Each morning, at about 5.3,0 I sit in the studio room. The window faces the garden with a hedge, bramley apple and black elder right outside the glass. First to sound is the blackbird; they come to feed at the base of the apple, where the windfalls are left for them. I was lucky enough to have a mistle thrush some years ago but the blackbirds have staked their claim and shooed them away.

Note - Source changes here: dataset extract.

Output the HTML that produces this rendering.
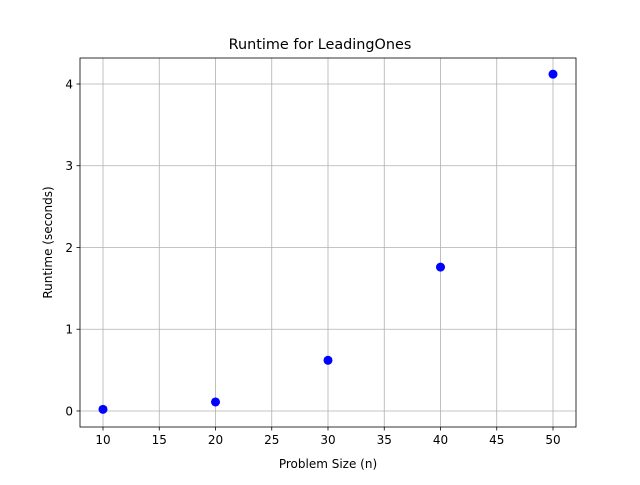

After that the chaffinch, sparrow and great tits start to vie for the bird feeder. They sound like a group of school children: arguing, laughing and running together in chattering groups. Some time later the wren will come along the hedge; chickering and shouting to them that there are cats here. Finally the robin (a triumphant victor who has finished off his rival) will sing out that the garden is his. Of all these birds the one who captures the morning spirit is the wren. She is regularly to be heard patrolling the boundary and scolding all who are near. I picture the pugnacious tail and sharp little movements as she harries and scurries about the garden.
These garden birds are the spirits of home and garden. My work is haunted by others. We finally have a flock of starlings, returning to the chimney pots and roofs of the area. Long missed, I have mourned the demise of the spiv of the bird world. These cocksure and noisy characters were part of my childhood. I have strong memories of watching their wheeling dancing clouds as they flew over the fields near our house.
They are back, with all their exuberant posturing.
Rivaling these are the bigger blacker corvids, crow and jackdaw mainly, that use the fast food litter as a gourmet buffet. These lovely birds live in the chestnut, oak and maple of our local park, The Forest, home of the goose fair (see birds imbue the spirit of Nottingham everywhere). Their raking cry fills the air as I leave, in the darkening dusk; my signal that it is time to go home.
Home again and the night belongs to the tawny owls, who hunt the park and gardens of Sherwood. We hear them call across the trees; we have seen them fly low over the roof tops and have been privileged to watch one sit on a shed roof less than 10 metres from where we were sitting. This owl is the totem of the night; the flying spirit who softly soars across the night sky. If we sit for long enough we may catch a glimpse and share a small moment of their world.
Then there are the times when a bird embodies a moment, speaking in a way our voices can't. Some years ago we lost a very dear member of the family in a short space of time. In the moments of her passing (not yet known to us) I passed the rowans, that line the road, and looked up at the sound of birds. Filling the trees were 30 or so waxwings. Rare enough visitors but to a city? Looking back I wonder if Kapi's spirit passed by, visiting on her path away from us. The waxwing will be forever special to me as a result.
They are with us again, according to John at Hedgeland Tales this is a bumper year. I hope you are able to share the sight of them.
I wonder if I am the only one to feel like this about birds? They embody so much and it is very easy to tie in our complex emotions to their fragile lives. What ever I recommend you look upwards when you have a minute, see which spirit is following you.